Em 2025, segundo a devota, a igreja sediou a Pré-Conferência Municipal de Promoção da Igualdade Racial do Centro Histórico, elegendo delegados para as etapas seguintes. Uma atuação que evidencia sua dupla vocação: templo espiritual e agente político da negritude.

Além de sagrada, a Rosário dos Pretos é um local de luta e resistência, onde a fé, cultura e luta se entrelaçam. A enculturação, conceito que define a adaptação da liturgia à cultura local, é ali vivida em sua plenitude: desde a escolha dos hinos até os rituais, tudo é expressão de uma fé que se reinventou para sobreviver.

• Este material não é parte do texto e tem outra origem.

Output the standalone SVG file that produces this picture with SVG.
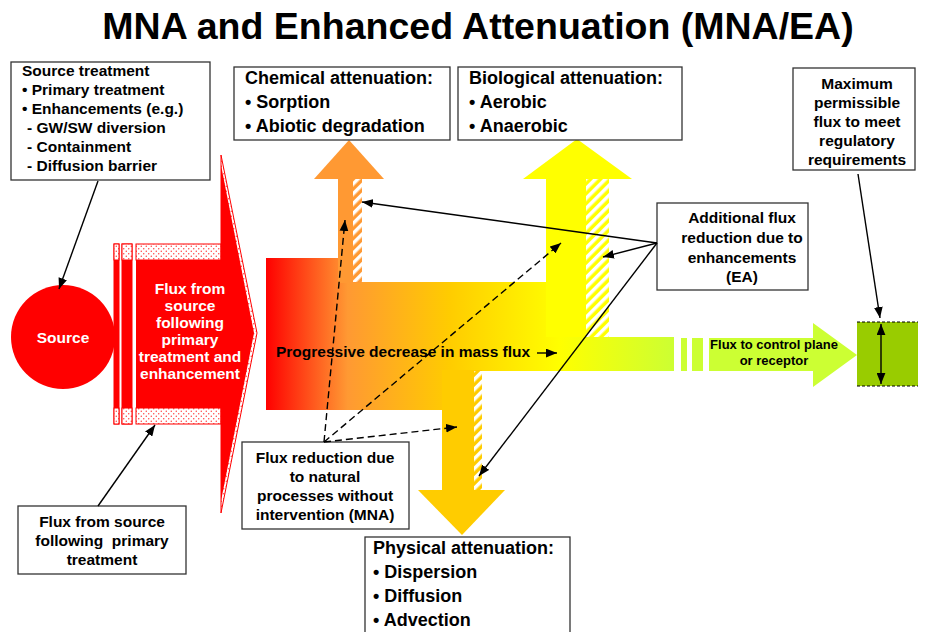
<svg xmlns="http://www.w3.org/2000/svg" width="927" height="632" viewBox="0 0 927 632">
<style>
text{font-family:"Liberation Sans",Arial,sans-serif;font-weight:bold;fill:#000}
.box{fill:#fff;stroke:#333;stroke-width:1.3}
.t15{font-size:15.5px}
.t18{font-size:18px}
.c{text-anchor:middle}
.w{fill:#fff}
.ln{stroke:#000;stroke-width:1.4;fill:none}
.dash{stroke-dasharray:7,4}
</style>
<defs>
<marker id="ah" viewBox="0 0 10 8" refX="10" refY="4" markerWidth="11" markerHeight="9" orient="auto-start-reverse" markerUnits="userSpaceOnUse"><path d="M0,0 L10,4 L0,8 z" fill="#000"/></marker>
<pattern id="dots" width="5" height="5" patternUnits="userSpaceOnUse"><rect width="5" height="5" fill="#fff"/><circle cx="1.25" cy="1.25" r="0.7" fill="#f33"/><circle cx="3.75" cy="3.75" r="0.7" fill="#f33"/></pattern>
<pattern id="hatch" width="7" height="7" patternUnits="userSpaceOnUse" patternTransform="rotate(45)"><rect width="3.5" height="7" fill="#fff"/></pattern>
<linearGradient id="grad" gradientUnits="userSpaceOnUse" x1="266" y1="0" x2="674" y2="0">
<stop offset="0" stop-color="#FF0000"/>
<stop offset="0.2" stop-color="#FF9933"/>
<stop offset="0.45" stop-color="#FFCC00"/>
<stop offset="0.72" stop-color="#FFFF00"/>
<stop offset="1" stop-color="#CCFF33"/>
</linearGradient>
</defs>
<rect width="927" height="632" fill="#fff"/>
<text x="478" y="39" class="c" style="font-size:37.5px">MNA and Enhanced Attenuation (MNA/EA)</text>

<g id="source">
<circle cx="63" cy="337" r="52" fill="#FF0000"/>
<text x="63" y="343" class="c t15 w">Source</text>
</g>

<g id="source-flux">
<rect x="114" y="244" width="5" height="180" fill="#f00" stroke="#f00"/>
<rect x="114" y="244" width="5" height="16" fill="url(#dots)" stroke="#f00"/>
<rect x="114" y="408" width="5" height="16" fill="url(#dots)" stroke="#f00"/>
<rect x="122" y="244" width="10" height="180" fill="#f00" stroke="#f00"/>
<rect x="122" y="244" width="10" height="16" fill="url(#dots)" stroke="#f00"/>
<rect x="122" y="408" width="10" height="16" fill="url(#dots)" stroke="#f00"/>
<rect x="136" y="260" width="86" height="148" fill="#f00"/>
<rect x="136" y="244" width="85" height="16" fill="url(#dots)" stroke="#f00"/>
<rect x="136" y="408" width="85" height="16" fill="url(#dots)" stroke="#f00"/>
<polygon points="221,155 257,333 221,513" fill="url(#dots)" stroke="#f00" stroke-width="1"/>
<polygon points="221,165 254,333 221,501" fill="#f00"/>
<text class="c t15 w" x="190"><tspan x="190" y="294">Flux from</tspan><tspan x="190" y="311">source</tspan><tspan x="190" y="328">following</tspan><tspan x="190" y="345">primary</tspan><tspan x="190" y="362">treatment and</tspan><tspan x="190" y="379">enhancement</tspan></text>
</g>

<g id="mass-flux">
<path d="M266,258 H338 V282 H609 V337 H674 V371 H442 V410 H266 Z" fill="url(#grad)"/>
<rect x="338" y="179" width="24" height="104" fill="#FF9933"/>
<rect x="353" y="179" width="9" height="103" fill="url(#hatch)"/>
<polygon points="314,179 349,140 384,179" fill="#FF9933"/>
<rect x="546" y="179" width="63" height="158" fill="#FFFF00"/>
<rect x="586" y="179" width="23" height="158" fill="url(#hatch)"/>
<polygon points="523,179 577,139 632,179" fill="#FFFF00"/>
<rect x="442" y="370" width="40" height="121" fill="#FFCC00"/>
<rect x="474" y="371" width="8" height="119" fill="url(#hatch)"/>
<polygon points="418,490 505,490 462,535" fill="#FFCC00"/>
<text x="276" y="357" class="t15">Progressive decrease in mass flux</text>
</g>

<g id="control-flux">
<rect x="681" y="338" width="6" height="33" fill="#CCFF33"/>
<rect x="692" y="338" width="11" height="33" fill="#CCFF33"/>
<polygon points="709,338 813,338 813,323 857,355 813,387 813,371 709,371" fill="#CCFF33"/>
<text class="c" style="font-size:13px"><tspan x="774" y="349">Flux to control plane</tspan><tspan x="774" y="365">or receptor</tspan></text>
</g>

<g id="control-plane">
<rect x="857" y="322" width="61" height="64" fill="#99CC00"/>
<line x1="857" y1="322" x2="918" y2="322" stroke="#000" stroke-dasharray="3,2"/>
<line x1="857" y1="386" x2="918" y2="386" stroke="#000" stroke-dasharray="3,2"/>
</g>

<g id="source-treatment">
<rect class="box" x="11" y="62" width="199" height="118"/>
<text class="t15"><tspan x="22" y="76">Source treatment</tspan><tspan x="22" y="95">• Primary treatment</tspan><tspan x="22" y="114">• Enhancements (e.g.)</tspan><tspan x="27" y="133">- GW/SW diversion</tspan><tspan x="27" y="152">- Containment</tspan><tspan x="27" y="171">- Diffusion barrier</tspan></text>
</g>

<g id="chemical">
<rect class="box" x="234" y="67" width="216" height="73"/>
<text class="t18"><tspan x="245" y="84">Chemical attenuation:</tspan><tspan x="245" y="108">• Sorption</tspan><tspan x="245" y="132">• Abiotic degradation</tspan></text>
</g>

<g id="biological">
<rect class="box" x="458" y="67" width="224" height="73"/>
<text class="t18"><tspan x="469" y="84">Biological attenuation:</tspan><tspan x="469" y="108">• Aerobic</tspan><tspan x="469" y="132">• Anaerobic</tspan></text>
</g>

<g id="maximum">
<rect class="box" x="793" y="68" width="122" height="102"/>
<text class="t15 c"><tspan x="857" y="89">Maximum</tspan><tspan x="857" y="108">permissible</tspan><tspan x="857" y="127">flux to meet</tspan><tspan x="857" y="146">regulatory</tspan><tspan x="857" y="165">requirements</tspan></text>
</g>

<g id="additional">
<rect class="box" x="657" y="203" width="151" height="87"/>
<text class="t15 c"><tspan x="742" y="223">Additional flux</tspan><tspan x="742" y="243">reduction due to</tspan><tspan x="742" y="263">enhancements</tspan><tspan x="742" y="282">(EA)</tspan></text>
</g>

<g id="mna">
<rect class="box" x="242" y="442" width="167" height="87"/>
<text class="t15 c"><tspan x="325" y="463">Flux reduction due</tspan><tspan x="325" y="482">to natural</tspan><tspan x="325" y="501">processes without</tspan><tspan x="325" y="520">intervention (MNA)</tspan></text>
</g>

<g id="primary">
<rect class="box" x="18" y="506" width="168" height="68"/>
<text class="t15 c" xml:space="preserve"><tspan x="102" y="527">Flux from source</tspan><tspan x="102" y="546">following  primary</tspan><tspan x="102" y="565">treatment</tspan></text>
</g>

<g id="physical">
<rect class="box" x="365" y="537" width="205" height="110"/>
<text class="t18"><tspan x="373" y="554">Physical attenuation:</tspan><tspan x="373" y="578">• Dispersion</tspan><tspan x="373" y="602">• Diffusion</tspan><tspan x="373" y="626">• Advection</tspan></text>
</g>

<g id="connectors">
<line class="ln" x1="98" y1="181" x2="59" y2="289" marker-end="url(#ah)"/>
<line class="ln" x1="98" y1="506" x2="155" y2="425" marker-end="url(#ah)"/>
<line class="ln" x1="657" y1="243" x2="362" y2="202" marker-end="url(#ah)"/>
<line class="ln" x1="657" y1="243" x2="603" y2="257" marker-end="url(#ah)"/>
<line class="ln" x1="657" y1="243" x2="479" y2="476" marker-end="url(#ah)"/>
<line class="ln dash" x1="324" y1="442" x2="345" y2="220" marker-end="url(#ah)"/>
<line class="ln dash" x1="324" y1="442" x2="561" y2="243" marker-end="url(#ah)"/>
<line class="ln dash" x1="324" y1="442" x2="457" y2="427" marker-end="url(#ah)"/>
<line class="ln" x1="537" y1="353" x2="557" y2="353" marker-end="url(#ah)"/>
<line class="ln" x1="858" y1="174" x2="880" y2="318" marker-end="url(#ah)"/>
<line class="ln" x1="881" y1="324" x2="881" y2="384" marker-start="url(#ah)" marker-end="url(#ah)"/>
</g>
</svg>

E é no Pelourinho que fica esse templo que um dia surgiu da exclusão e hoje resplandece como patrimônio da dignidade negra. “Rosário sempre foi uma marca”, dizem os membros da Irmandade com orgulho. E é essa marca, feita de resistência, beleza e espiritualidade, que continua atraindo devotos e curiosos, todos em busca do sagrado que canta com sotaque da África e vibra no tambor da Bahia.